I’ve got a man, a piano hound
Plays anything that’s going around
When he plays that highbrow stuff
I shout, “Brother, that’s enough!”

Take me to the basement, that’s as low as I can go
I want something low down, daddy, want it nice and slow
I can shimmy from A to Z, if you’ll play that thing for me
Take me to the basement, that’s as low as I can go.

Davis is no doubt correct to remark on the challenge to highbrow culture here, but to see the song as simply “contesting dominant assumptions about the inferiority of the blues, as well as the ideologically constructed inferiority of black people” seems a comic-or is it tragic?-example of what happens when theory never loosens its grip.

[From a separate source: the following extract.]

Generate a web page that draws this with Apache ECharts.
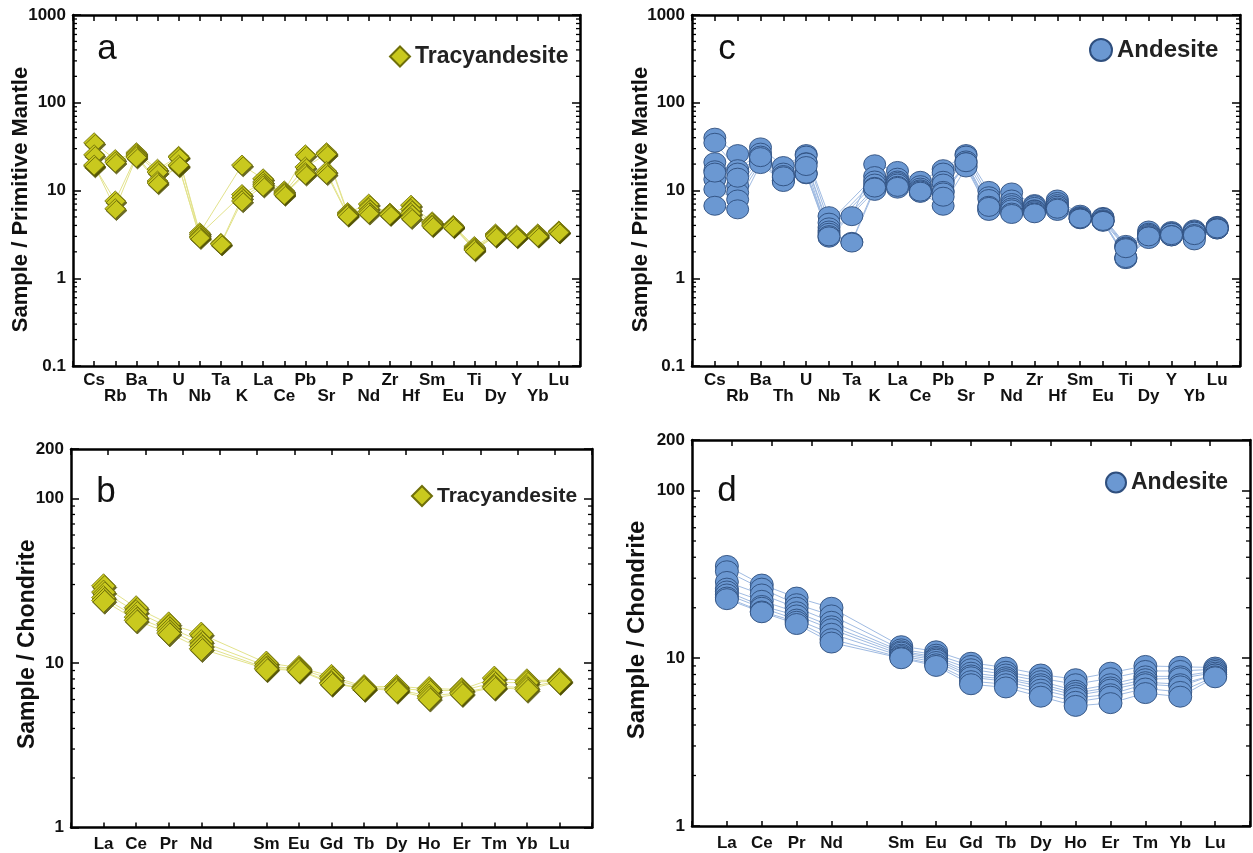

Given Davis’s almost total lack of respect for the particulars of these lyrics, and for the intelligence of her readers– she never says drunkenness when she can say “experience with alcohol,” never says “music” when she can say “aesthetically mediated community-building,” never says “life” when she can say “reality oriented dimension”-what a surprise and a pleasure and an edification it is to be able to dip into the majestically ground-level insights, the exquisitely wrought commonplaces of the lyrics themselves. However parochial her own views-Davis claims to hold “the key” to understanding the blues and African-American culture in general-she has been generous (and hard-working) enough to offer her readers what it takes to make up their own minds, or better yet, to remain confused. Following subject with object this way is a stroke of genius that is obvious but rare and unexpected. The gesture ironically constitutes Davis’s clearest example of the kind of invitation to danger and salvation that makes the blues the blues.